Just as the symbols of Gilgamesh, Baal, and Adonis recur—reinterpreted through embroidery, sculpture, and art—Tarazi’s painting redefines identity through visual order. It tells us that identity is not a slogan, but a network of relations and symbols that shape our way of seeing and thinking—and therein lies its modernity and aesthetic truth. Color, in this painting, is not secondary but a metaphysical language. The aqua-green hue evokes the spring of life, the fertility and rebirth of Adonis, and Baal, lord of rain. Yet it is also an intellectual color, calm and balanced, suggesting scientific inquiry—as though the artist sought to unite mythic intuition with analytic reason. Each tonal shade is like a note in a quiet melody: a watery geometry of memory. Through it, we perceive how meaning can live in color as it lives in words, and how a painting can become a small temple of harmony in a chaotic world.

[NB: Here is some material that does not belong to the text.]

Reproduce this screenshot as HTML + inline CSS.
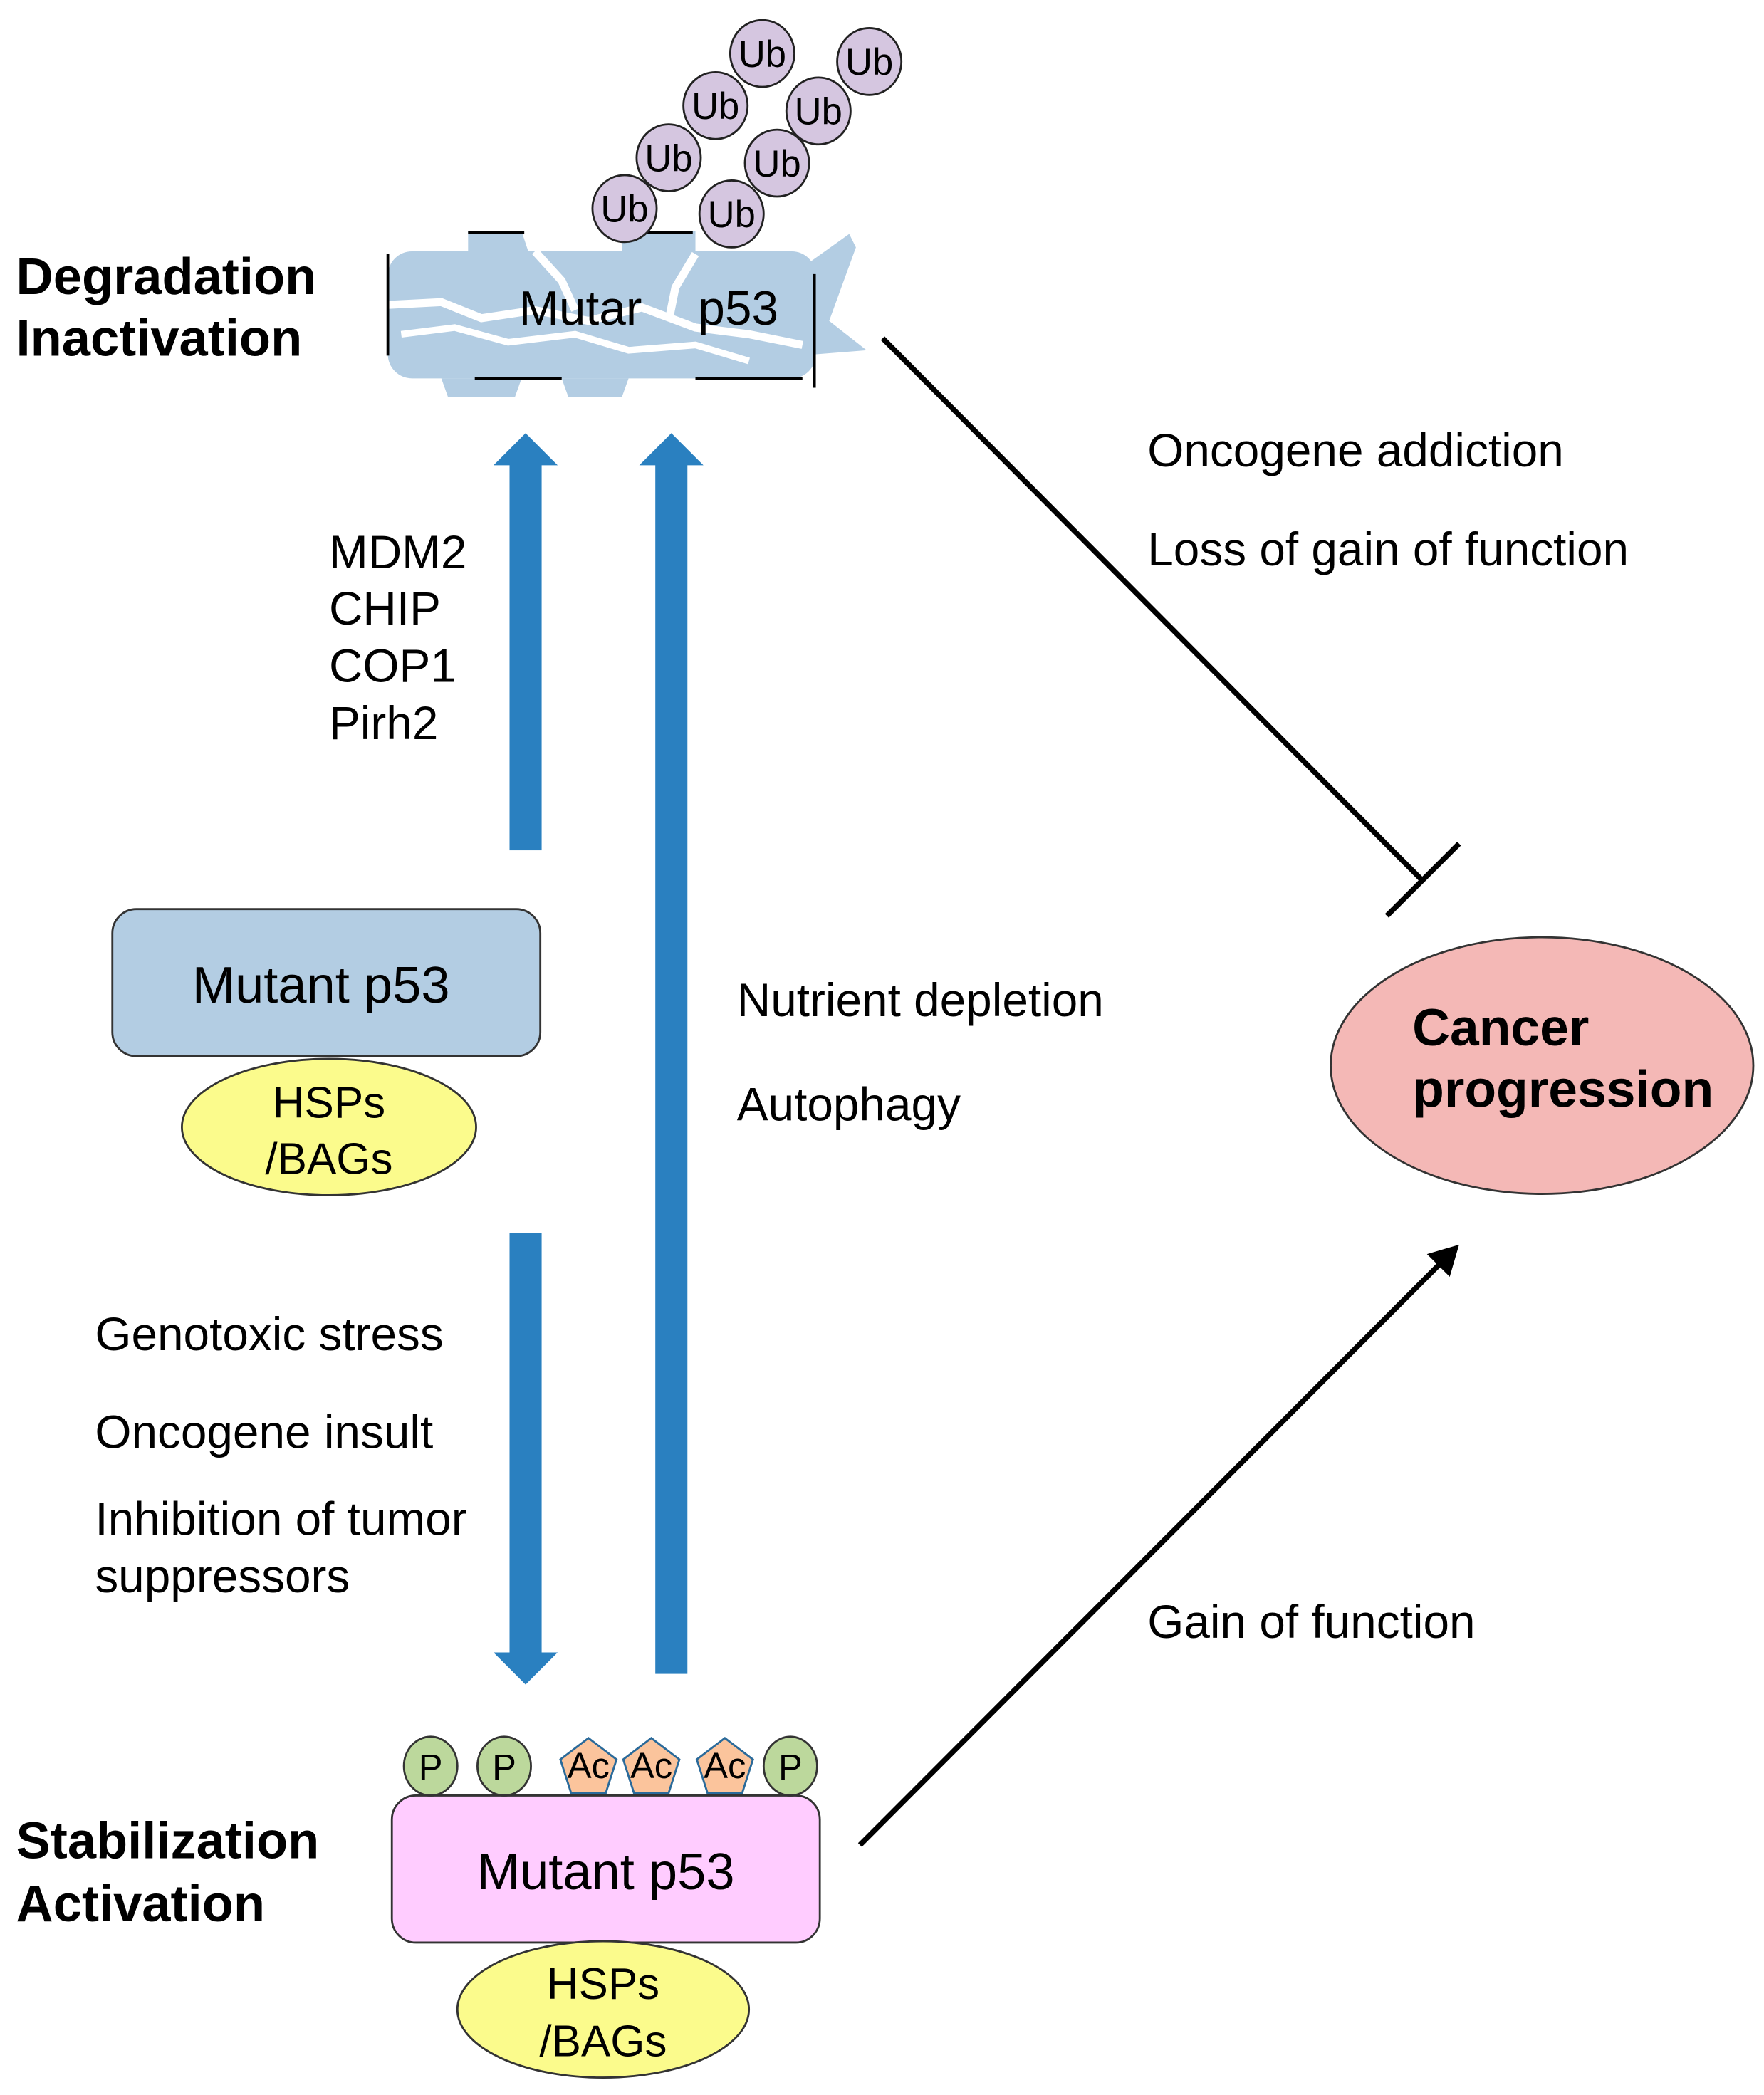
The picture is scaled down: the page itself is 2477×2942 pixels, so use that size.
<!DOCTYPE html>
<html><head><meta charset="utf-8"><style>
html,body{margin:0;padding:0;background:#fff;}
svg{display:block;}
text{font-family:"Liberation Sans",Arial,sans-serif;fill:#000;}
</style></head><body>
<svg width="2477" height="2942" viewBox="0 0 1319 1567" preserveAspectRatio="none" xmlns="http://www.w3.org/2000/svg">
<text x="12" y="220" font-size="38.5" font-weight="bold">Degradation</text>
<text x="12" y="266" font-size="38.5" font-weight="bold">Inactivation</text>
<text x="12" y="1390" font-size="38.5" font-weight="bold">Stabilization</text>
<text x="12" y="1437" font-size="38.5" font-weight="bold">Activation</text>

<g>
<rect x="290" y="188" width="320" height="95" rx="18" fill="#b3cde3"/>
<polygon points="350,173 390,173 395,188 350,188" fill="#b3cde3"/>
<polygon points="465,173 520,173 520,188 465,188" fill="#b3cde3"/>
<polygon points="600,200 635,175 640,185 620,240 648,262 610,265" fill="#b3cde3"/>
<polygon points="330,283 390,283 385,297 335,297" fill="#b3cde3"/>
<polygon points="420,283 470,283 465,297 425,297" fill="#b3cde3"/>
<polyline points="290,228 330,226 360,238 400,232 440,240 480,230 520,245 560,250 600,258" stroke="#fff" stroke-width="6" fill="none"/>
<polyline points="300,250 340,245 380,256 430,250 470,262 520,258 560,270" stroke="#fff" stroke-width="5" fill="none"/>
<polyline points="400,188 420,210 430,232" stroke="#fff" stroke-width="6" fill="none"/>
<polyline points="520,190 505,215 500,240" stroke="#fff" stroke-width="6" fill="none"/>
<line x1="350" y1="174" x2="392" y2="174" stroke="#000" stroke-width="2"/>
<line x1="468" y1="174" x2="518" y2="174" stroke="#000" stroke-width="2"/>
<line x1="290" y1="190" x2="290" y2="266" stroke="#000" stroke-width="2"/>
<line x1="355" y1="283" x2="420" y2="283" stroke="#000" stroke-width="2"/>
<line x1="520" y1="283" x2="600" y2="283" stroke="#000" stroke-width="2"/>
<line x1="609" y1="205" x2="609" y2="290" stroke="#000" stroke-width="2"/>
<text x="388" y="243" font-size="36" fill="#333">Mutar</text>
<text x="522" y="243" font-size="36" fill="#333">p53</text>
</g>

<g font-size="28" text-anchor="middle">
<g><ellipse cx="570" cy="40" rx="24" ry="25" fill="#d5c6e0" stroke="#222" stroke-width="1.5"/><text x="570" y="50">Ub</text></g>
<g><ellipse cx="650" cy="46" rx="24" ry="25" fill="#d5c6e0" stroke="#222" stroke-width="1.5"/><text x="650" y="56">Ub</text></g>
<g><ellipse cx="535" cy="79" rx="24" ry="25" fill="#d5c6e0" stroke="#222" stroke-width="1.5"/><text x="535" y="89">Ub</text></g>
<g><ellipse cx="612" cy="83" rx="24" ry="25" fill="#d5c6e0" stroke="#222" stroke-width="1.5"/><text x="612" y="93">Ub</text></g>
<g><ellipse cx="500" cy="118" rx="24" ry="25" fill="#d5c6e0" stroke="#222" stroke-width="1.5"/><text x="500" y="128">Ub</text></g>
<g><ellipse cx="581" cy="122" rx="24" ry="25" fill="#d5c6e0" stroke="#222" stroke-width="1.5"/><text x="581" y="132">Ub</text></g>
<g><ellipse cx="467" cy="156" rx="24" ry="25" fill="#d5c6e0" stroke="#222" stroke-width="1.5"/><text x="467" y="166">Ub</text></g>
<g><ellipse cx="547" cy="160" rx="24" ry="25" fill="#d5c6e0" stroke="#222" stroke-width="1.5"/><text x="547" y="170">Ub</text></g>
</g>

<g fill="#2a80c0">
<rect x="381" y="346" width="24" height="290"/>
<polygon points="369,348 417,348 393,324"/>
<rect x="490" y="346" width="24" height="906"/>
<polygon points="478,348 526,348 502,324"/>
<rect x="381" y="922" width="24" height="316"/>
<polygon points="369,1236 417,1236 393,1260"/>
</g>

<g font-size="35">
<text x="246" y="425">MDM2</text>
<text x="246" y="467">CHIP</text>
<text x="246" y="510">COP1</text>
<text x="246" y="553">Pirh2</text>
<text x="551" y="760">Nutrient depletion</text>
<text x="551" y="838">Autophagy</text>
<text x="71" y="1010">Genotoxic stress</text>
<text x="71" y="1083">Oncogene insult</text>
<text x="71" y="1148">Inhibition of tumor</text>
<text x="71" y="1191">suppressors</text>
<text x="858" y="349">Oncogene addiction</text>
<text x="858" y="423">Loss of gain of function</text>
<text x="858" y="1225">Gain of function</text>
</g>

<rect x="84" y="680" width="320" height="110" rx="18" fill="#b3cde3" stroke="#333" stroke-width="1.5"/>
<text x="240" y="750" font-size="38.5" text-anchor="middle">Mutant p53</text>
<ellipse cx="246" cy="843" rx="110" ry="51" fill="#fbfb8c" stroke="#333" stroke-width="1.5"/>
<text x="246" y="836" font-size="33" text-anchor="middle">HSPs</text>
<text x="246" y="878" font-size="33" text-anchor="middle">/BAGs</text>

<line x1="660" y1="253" x2="1063" y2="658" stroke="#000" stroke-width="4"/>
<line x1="1037" y1="685" x2="1091" y2="631" stroke="#000" stroke-width="4"/>

<ellipse cx="1153" cy="797" rx="158" ry="96" fill="#f4b8b6" stroke="#333" stroke-width="1.5"/>
<text x="1056" y="782" font-size="39" font-weight="bold">Cancer</text>
<text x="1056" y="828" font-size="39" font-weight="bold">progression</text>

<line x1="643" y1="1380" x2="1080" y2="942" stroke="#000" stroke-width="4"/>
<polygon points="1091,931 1084,955 1067,938" fill="#000"/>

<rect x="293" y="1343" width="320" height="110" rx="18" fill="#ffccff" stroke="#333" stroke-width="1.5"/>
<text x="453" y="1413" font-size="38.5" text-anchor="middle">Mutant p53</text>
<ellipse cx="451" cy="1503" rx="109" ry="51" fill="#fbfb8c" stroke="#333" stroke-width="1.5"/>
<text x="451" y="1495" font-size="33" text-anchor="middle">HSPs</text>
<text x="451" y="1538" font-size="33" text-anchor="middle">/BAGs</text>

<g font-size="27" text-anchor="middle">
<ellipse cx="322" cy="1321" rx="20" ry="22" fill="#bcd89c" stroke="#333" stroke-width="1.5"/><text x="322" y="1331">P</text>
<ellipse cx="377" cy="1321" rx="20" ry="22" fill="#bcd89c" stroke="#333" stroke-width="1.5"/><text x="377" y="1331">P</text>
<ellipse cx="591" cy="1321" rx="20" ry="22" fill="#bcd89c" stroke="#333" stroke-width="1.5"/><text x="591" y="1331">P</text>
<polygon points="440,1300 461,1316 453,1341 427,1341 419,1316" fill="#fbc49c" stroke="#2a6a9a" stroke-width="1.5"/><text x="440" y="1330">Ac</text>
<polygon points="487,1300 508,1316 500,1341 474,1341 466,1316" fill="#fbc49c" stroke="#2a6a9a" stroke-width="1.5"/><text x="487" y="1330">Ac</text>
<polygon points="542,1300 563,1316 555,1341 529,1341 521,1316" fill="#fbc49c" stroke="#2a6a9a" stroke-width="1.5"/><text x="542" y="1330">Ac</text>
</g>
</svg>
</body></html>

If mythology studies the structure of ancient tales, this exhibition presents what might be called the science of visual mythology—the study of how old symbols transform into modern visual forms. Tarazi’s brilliant painting—without exaggeration—is a model of this process: a myth without gods, death, or resurrection, yet containing within its geometric relations the same cosmic meaning. Here, art is not a recollection of the past but a reactivation of the symbol in a new space. It is a philosophical act, reminding us that the symbol is the only language understood equally by past and future, for it belongs to structure, not to event. So, perhaps myth does not die—it only changes its material.

In the light of “Our Identity and Symbols,” we may say that this painting represents the final stage in the evolution of the symbol in our culture—from mythic carving to folk weaving, from ornamentation to abstraction, from form to idea. It embodies the notion that human beings, no matter how their tools change, still seek meaning through form, and immortality through order. What Gilgamesh did through his quest for eternal life, the painting does today through its question of the structure of beauty and knowledge.

It does not explain the myth—it lives it in a new language. As we look at it, we see the world’s memory re-engineered: each line a thread of myth’s fabric, each color a shadow of ancient consciousness, each square a living cell of identity still pulsing within us.

In conclusion, Tarazi’s painting is not merely an aesthetic piece in an exhibition—it is a visual manifesto of human consciousness in this region. It tells us that the symbols that forged our myths still work within us, no longer needing temples or gods but precise geometry and silent color to restore our capacity for contemplation. This is the essence of Gebran Tarazi’s painting in the “Our Identity and Symbols” exhibition at Nabu Museum in Northern Lebanon: to show that art is not just the memory of myth, but its intellectual continuation, and that identity is not fixed in history, but moves with it like an eternal geometric rhythm.

Thus, the painting becomes more than an abstract surface hanging on a wall—it becomes a map of the ancient soul, redrawn through modern intellect: a union between Gilgamesh, seeker of immortality, and the contemporary artist, seeker of meaning in form, both achieving immortality and life within this painting—whose cells renew themselves each time we gaze upon it.